The bilateral accords between Switzerland and the European Union are testimony to the talent of the Swiss negotiators in charge of defending the nation's interests.This content was published on July 11, 2006 - 16:33
While Switzerland had an advantage at the negotiating table due to the country's financial clout, its diplomats proved tenacious and flexible when it came to the crunch.
In December 1992, a thin majority of Swiss voters chose not to join the European Economic Area. Undeterred by its defeat, within a month the government began negotiating a series of bilateral agreements with Brussels.
Eleven years and five votes later, two sets of accords have led to closer ties with the EU, but have also helped maintain Switzerland's independence.
"Switzerland essentially got what it wanted," confirms René Schwok, a political expert at Geneva University.
While the Swiss must now align their legislation with the EU's, there are also a number of significant exceptions. Road transport was one
of the biggest stumbling blocks.
Switzerland does not want to sees lorries weighing more than 28 tons cross the Alps. The so-called Alpine Initiative, accepted by voters in 1994, also demands the transport of goods off the road and on to the railways.
Given this background, the Swiss were in a difficult position to negotiate with the Europeans. After five years of talks, Bern accepted letting 40-ton trucks through the country, but gets to tax each one €200 (SFr312). The deal was chalked up by observers as a win for Switzerland, with Brussels adhering to the Swiss concept of goods transport.
Another victory for the Swiss was the (so far) successful defence of banking secrecy. To fight tax fraud, the EU wanted to force all its citizens to pay taxes on their savings, no matter where their assets were.
For the Swiss, this meant handing over sensitive data from the country's banks, and effectively breaching banking secrecy. To avoid this, they have instead – with the EU's backing – chosen to impose a withholding tax on interest earned.
The tax rate set at 15 per cent at the beginning will eventually rise to 35 per cent.
This is the first time Switzerland has
levied a tax on behalf of other states. But it refuses to punish tax
fraud. Hiding your money from a foreign nation remains only an administrative offence, not enough to convince the Swiss to waive banking secrecy.
But is acting this way in the best interests of Switzerland?
"Certainly, if you consider from the viewpoint of the centre-right majority in parliament," said Schwok. "But the idea of national interests is not the same for everyone."
According to Schwok, historians on the left of the political spectrum have always claimed that Swiss diplomacy was working for the economy and the financial sector.
The country's banks built their fortune from the late 19th century onwards with capital snatched from under the noses of tax services in other nations.
But the political analyst adds that Switzerland's success at the negotiating table has more to it than the country's wealth, its position as the continent's banker and its central location. For Schwok, Swiss diplomats are pretty good.

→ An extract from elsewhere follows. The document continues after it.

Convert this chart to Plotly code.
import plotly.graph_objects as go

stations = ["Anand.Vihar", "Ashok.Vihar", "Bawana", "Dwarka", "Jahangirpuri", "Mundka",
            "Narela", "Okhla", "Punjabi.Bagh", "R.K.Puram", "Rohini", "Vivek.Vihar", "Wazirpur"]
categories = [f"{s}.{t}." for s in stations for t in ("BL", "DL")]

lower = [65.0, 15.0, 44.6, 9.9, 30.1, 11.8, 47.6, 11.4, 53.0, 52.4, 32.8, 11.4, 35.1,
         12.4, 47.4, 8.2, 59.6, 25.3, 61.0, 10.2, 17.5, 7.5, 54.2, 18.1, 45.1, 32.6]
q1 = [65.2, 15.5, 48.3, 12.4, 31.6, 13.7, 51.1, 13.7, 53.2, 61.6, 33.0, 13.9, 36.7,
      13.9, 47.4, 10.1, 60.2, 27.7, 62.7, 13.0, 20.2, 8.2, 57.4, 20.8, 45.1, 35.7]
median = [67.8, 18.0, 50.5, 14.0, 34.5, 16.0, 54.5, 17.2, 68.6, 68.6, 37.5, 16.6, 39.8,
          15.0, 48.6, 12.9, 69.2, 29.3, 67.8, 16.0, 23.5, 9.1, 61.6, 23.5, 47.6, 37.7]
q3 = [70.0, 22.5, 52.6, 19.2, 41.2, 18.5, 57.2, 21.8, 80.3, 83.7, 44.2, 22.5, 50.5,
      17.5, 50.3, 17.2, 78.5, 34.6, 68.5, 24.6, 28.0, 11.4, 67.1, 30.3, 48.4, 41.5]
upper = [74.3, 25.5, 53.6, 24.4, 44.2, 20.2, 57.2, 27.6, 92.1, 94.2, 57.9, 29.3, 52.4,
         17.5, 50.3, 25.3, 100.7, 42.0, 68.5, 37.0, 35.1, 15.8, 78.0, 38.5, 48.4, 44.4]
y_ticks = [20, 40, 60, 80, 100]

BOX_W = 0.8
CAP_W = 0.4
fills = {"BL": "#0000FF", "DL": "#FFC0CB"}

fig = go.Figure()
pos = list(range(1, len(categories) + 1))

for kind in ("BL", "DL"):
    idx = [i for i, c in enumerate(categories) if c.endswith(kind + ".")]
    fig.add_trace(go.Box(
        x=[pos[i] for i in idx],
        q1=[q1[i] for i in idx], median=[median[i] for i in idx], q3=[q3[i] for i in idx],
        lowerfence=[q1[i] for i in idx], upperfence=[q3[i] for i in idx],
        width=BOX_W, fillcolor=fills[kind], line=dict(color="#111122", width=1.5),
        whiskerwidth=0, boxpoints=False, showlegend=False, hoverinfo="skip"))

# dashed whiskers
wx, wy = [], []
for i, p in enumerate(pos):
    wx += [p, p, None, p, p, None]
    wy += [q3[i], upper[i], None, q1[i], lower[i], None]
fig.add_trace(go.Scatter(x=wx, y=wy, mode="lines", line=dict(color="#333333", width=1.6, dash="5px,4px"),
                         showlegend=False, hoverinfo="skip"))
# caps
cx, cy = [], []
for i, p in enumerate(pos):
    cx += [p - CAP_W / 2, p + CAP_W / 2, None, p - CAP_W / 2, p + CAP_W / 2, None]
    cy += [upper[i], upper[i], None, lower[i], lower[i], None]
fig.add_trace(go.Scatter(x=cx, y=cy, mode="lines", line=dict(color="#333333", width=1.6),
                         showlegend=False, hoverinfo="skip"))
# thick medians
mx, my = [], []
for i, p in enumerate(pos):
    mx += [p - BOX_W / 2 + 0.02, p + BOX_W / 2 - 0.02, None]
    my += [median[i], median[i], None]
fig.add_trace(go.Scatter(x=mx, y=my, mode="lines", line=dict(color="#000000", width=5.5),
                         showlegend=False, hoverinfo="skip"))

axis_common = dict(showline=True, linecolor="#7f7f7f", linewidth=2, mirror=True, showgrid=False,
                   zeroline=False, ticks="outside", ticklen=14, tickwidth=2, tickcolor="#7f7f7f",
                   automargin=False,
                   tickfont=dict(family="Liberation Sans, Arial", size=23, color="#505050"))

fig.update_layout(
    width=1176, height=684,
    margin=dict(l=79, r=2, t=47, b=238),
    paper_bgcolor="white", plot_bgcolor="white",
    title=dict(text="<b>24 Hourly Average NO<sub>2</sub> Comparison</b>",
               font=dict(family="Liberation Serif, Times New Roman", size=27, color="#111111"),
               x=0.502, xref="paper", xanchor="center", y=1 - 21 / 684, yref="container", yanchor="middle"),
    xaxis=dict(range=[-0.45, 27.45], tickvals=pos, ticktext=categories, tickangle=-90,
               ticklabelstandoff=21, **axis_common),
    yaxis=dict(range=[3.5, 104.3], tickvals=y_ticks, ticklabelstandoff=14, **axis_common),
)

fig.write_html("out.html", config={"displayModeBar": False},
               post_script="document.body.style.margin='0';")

"They are very serious about their work and very tough. They know the issues inside out and how to keep a secret," he told swissinfo.

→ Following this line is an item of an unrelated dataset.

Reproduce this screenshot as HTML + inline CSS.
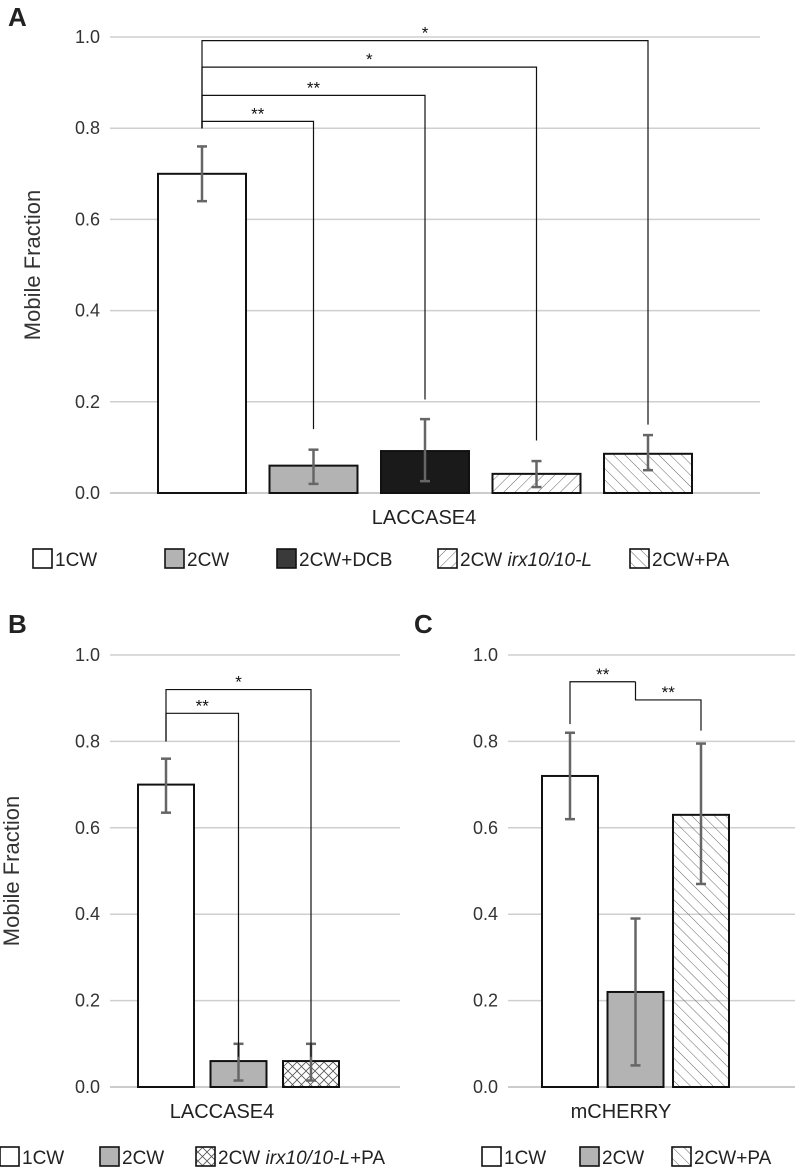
<!DOCTYPE html>
<html><head><meta charset="utf-8">
<style>
html,body{margin:0;padding:0;background:#fff;}
svg{display:block;font-family:"Liberation Sans",Arial,sans-serif;}
</style></head>
<body>
<svg id="chart" width="796" height="1174" viewBox="0 0 796 1174" xmlns="http://www.w3.org/2000/svg">
<defs>
<pattern id="hatchF" patternUnits="userSpaceOnUse" width="8" height="8" patternTransform="rotate(45)"><line x1="0" y1="0" x2="0" y2="8" stroke="#555" stroke-width="0.9"/></pattern>
<pattern id="hatchB" patternUnits="userSpaceOnUse" width="8" height="8" patternTransform="rotate(-45)"><line x1="0" y1="0" x2="0" y2="8" stroke="#555" stroke-width="0.9"/></pattern>
<pattern id="hatchX" patternUnits="userSpaceOnUse" width="9" height="9"><path d="M0,0 L9,9 M9,0 L0,9" stroke="#555" stroke-width="0.8"/></pattern>
</defs>
</svg>
<script>
// Panel A data
const catsA = ["1CW","2CW","2CW+DCB","2CW irx10/10-L","2CW+PA"];
const valsA = [0.70,0.06,0.092,0.042,0.086];
const errHiA = [0.76,0.095,0.162,0.07,0.127];
const errLoA = [0.64,0.02,0.026,0.013,0.05];
// Panel B data
const catsB = ["1CW","2CW","2CW irx10/10-L+PA"];
const valsB = [0.70,0.06,0.06];
const errHiB = [0.76,0.10,0.10];
const errLoB = [0.635,0.015,0.015];
// Panel C data
const catsC = ["1CW","2CW","2CW+PA"];
const valsC = [0.72,0.22,0.63];
const errHiC = [0.82,0.39,0.795];
const errLoC = [0.62,0.05,0.47];
const ticks = [0,0.2,0.4,0.6,0.8,1.0];
const tickLabels = ["0.0","0.2","0.4","0.6","0.8","1.0"];

const svg = document.getElementById('chart');
const NS = "http://www.w3.org/2000/svg";
function mk(tag, attrs, parent){
  const e = document.createElementNS(NS, tag);
  for (const k in attrs) e.setAttribute(k, attrs[k]);
  (parent||svg).appendChild(e);
  return e;
}
const fills = {"1CW":"#fff","2CW":"#b3b3b3","2CW+DCB":"#1a1a1a","2CW irx10/10-L":"url(#hatchF)","2CW+PA":"url(#hatchB)","2CW irx10/10-L+PA":"url(#hatchX)"};
const legFills = Object.assign({}, fills, {"2CW+DCB":"#3a3a3a"});

function panel(id, cfg){
  const g = mk('g', {});
  
  
  const y = v => cfg.y0 - v*(cfg.y0-cfg.y1);
  const x = i => cfg.bx0 + i*cfg.step;
  ticks.forEach((t,i)=>{
    if (t>0){
      const gl = mk('line',{x1:cfg.px0,x2:cfg.px1,y1:y(t),y2:y(t),stroke:'#cfcfcf','stroke-width':1.5},g);
      
      
    }
    const tl = mk('text',{x:cfg.tx,y:y(t)+6,'text-anchor':'end','font-size':18,fill:'#333'},g);
    tl.textContent = tickLabels[i];
    
    
  });
  const ax = mk('line',{x1:cfg.px0,x2:cfg.px1,y1:cfg.y0,y2:cfg.y0,stroke:'#bbb','stroke-width':1.5},g);
  
  
  cfg.cats.forEach((c,i)=>{
    const v = cfg.vals[i];
    const b = mk('rect',{x:x(i),y:y(v),width:cfg.bw,height:cfg.y0-y(v),fill:fills[c],stroke:'#111','stroke-width':2},g);
    
    
    const cx = x(i)+cfg.bw/2;
    const eg = mk('g',{stroke:'#666','stroke-width':2.5},g);
    
    
    mk('line',{x1:cx,x2:cx,y1:y(cfg.hi[i]),y2:y(cfg.lo[i])},eg);
    mk('line',{x1:cx-5,x2:cx+5,y1:y(cfg.hi[i]),y2:y(cfg.hi[i])},eg);
    mk('line',{x1:cx-5,x2:cx+5,y1:y(cfg.lo[i]),y2:y(cfg.lo[i])},eg);
  });
  cfg.brackets.forEach(br=>{
    const ax1 = x(br.from)+cfg.bw/2, ax2 = x(br.to)+cfg.bw/2;
    const by = y(br.level);
    const p = mk('path',{d:`M${ax1},${y(br.startV)} L${ax1},${by} L${ax2},${by} L${ax2},${y(br.endV)}`,fill:'none',stroke:'#111','stroke-width':1.2},g);
    
    
    const s = mk('text',{x:(ax1+ax2)/2,y:by-2,'text-anchor':'middle','font-size':17,fill:'#111'},g);
    s.textContent = br.label;
    
    
  });
  const xl = mk('text',{x:cfg.xlx,y:cfg.y0+31,'text-anchor':'middle','font-size':20,fill:'#222'},g);
  xl.textContent = cfg.xlabel;
  
  
  cfg.legend.forEach(l=>{
    const lr = mk('rect',{x:l.x,y:cfg.ly-10,width:19,height:19,fill:legFills[l.c],stroke:'#111','stroke-width':1.6},g);
    
    
    const lt = mk('text',{x:l.x+22,y:cfg.ly+7,'font-size':19,fill:'#222'},g);
    
    
    if (l.c.indexOf('irx')>=0){
      const t1 = mk('tspan',{},lt); t1.textContent='2CW ';
      const t2 = mk('tspan',{'font-style':'italic'},lt); t2.textContent='irx10/10-L';
      if (l.c.endsWith('+PA')){ const t3 = mk('tspan',{},lt); t3.textContent='+PA'; }
    } else lt.textContent = l.c;
  });
  const pl = mk('text',{x:cfg.letterX,y:cfg.letterY,'font-size':26,'font-weight':'bold',fill:'#222'},g);
  pl.textContent = cfg.letter;
  
  
  if (cfg.ytitle){
    const yt = mk('text',{x:0,y:0,transform:`translate(${cfg.ytx},${(cfg.y0+cfg.y1)/2}) rotate(-90)`,'text-anchor':'middle','font-size':22,fill:'#333'},g);
    yt.textContent='Mobile Fraction';
    
    
  }
}

panel('a',{cats:catsA,vals:valsA,hi:errHiA,lo:errLoA,y0:493,y1:37,px0:110,px1:760,tx:100,bx0:158,step:111.5,bw:88,
  brackets:[{from:0,to:4,level:0.992,startV:0.80,endV:0.15,label:'*'},
            {from:0,to:3,level:0.934,startV:0.80,endV:0.115,label:'*'},
            {from:0,to:2,level:0.872,startV:0.80,endV:0.205,label:'**'},
            {from:0,to:1,level:0.815,startV:0.80,endV:0.14,label:'**'}],
  xlabel:'LACCASE4',xlx:424,ly:559,
  legend:[{x:33,c:'1CW'},{x:165,c:'2CW'},{x:277,c:'2CW+DCB'},{x:438,c:'2CW irx10/10-L'},{x:630,c:'2CW+PA'}],
  letter:'A',letterX:8,letterY:26,ytitle:true,ytx:40});
panel('b',{cats:catsB,vals:valsB,hi:errHiB,lo:errLoB,y0:1087,y1:655,px0:110,px1:400,tx:100,bx0:138,step:72.5,bw:56,
  brackets:[{from:0,to:2,level:0.92,startV:0.80,endV:0.07,label:'*'},
            {from:0,to:1,level:0.865,startV:0.80,endV:0.07,label:'**'}],
  xlabel:'LACCASE4',xlx:222,ly:1157,
  legend:[{x:0,c:'1CW'},{x:100,c:'2CW'},{x:196,c:'2CW irx10/10-L+PA'}],
  letter:'B',letterX:8,letterY:633,ytitle:true,ytx:19});
panel('c',{cats:catsC,vals:valsC,hi:errHiC,lo:errLoC,y0:1087,y1:655,px0:508,px1:795,tx:498,bx0:542,step:65.5,bw:56,
  brackets:[{from:0,to:1,level:0.938,startV:0.84,endV:0.938},
            {from:1,to:2,level:0.896,startV:0.938,endV:0.825}].map(b=>Object.assign(b,{label:'**'})),
  xlabel:'mCHERRY',xlx:621,ly:1157,
  legend:[{x:482,c:'1CW'},{x:580,c:'2CW'},{x:672,c:'2CW+PA'}],
  letter:'C',letterX:414,letterY:633,ytitle:false});
</script>
</body></html>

The Swiss had an additional advantage over the EU: they were far more flexible and could react far
more quickly than Brussels' bureaucratic machine.
"Just imagine how long it would take the EU Commission to consult each government, the parliaments and the business partners of each of its member states," added Schwok. "By the time you talk to everyone, there has been an election in at least one of those countries."
In Switzerland, ministers and civil servants generally stay around for a long time and are close to business. With this network, a negotiator in Brussels who has to change his approach can get the green light from his bosses very quickly.
swissinfo, Marc-André Miserez
Switzerland, which is not a member of the European Union, has managed to negotiate a series of bilateral accords, including deals on road transport and banking secrecy.
Switzerland has also granted free movement to European workers as part of the agreements, but can restrict numbers until 2014.
Its status as a non-member also allows Switzerland to negotiate trade agreements with countries outside Europe, as it already has with 20 nations.
The Swiss are also very active within the Geneva-based World Trade Organization. Switzerland heads up the G10 group of net agricultural importers, which includes Israel, Norway and Japan.
The EU is Switzerland's main trade partner.
It is the destination for more than 60 per cent of Swiss exports, ahead of the United States.
More than 80 per cent of Swiss imports come from the EU, making Switzerland the EU's third biggest export market behind the US and China.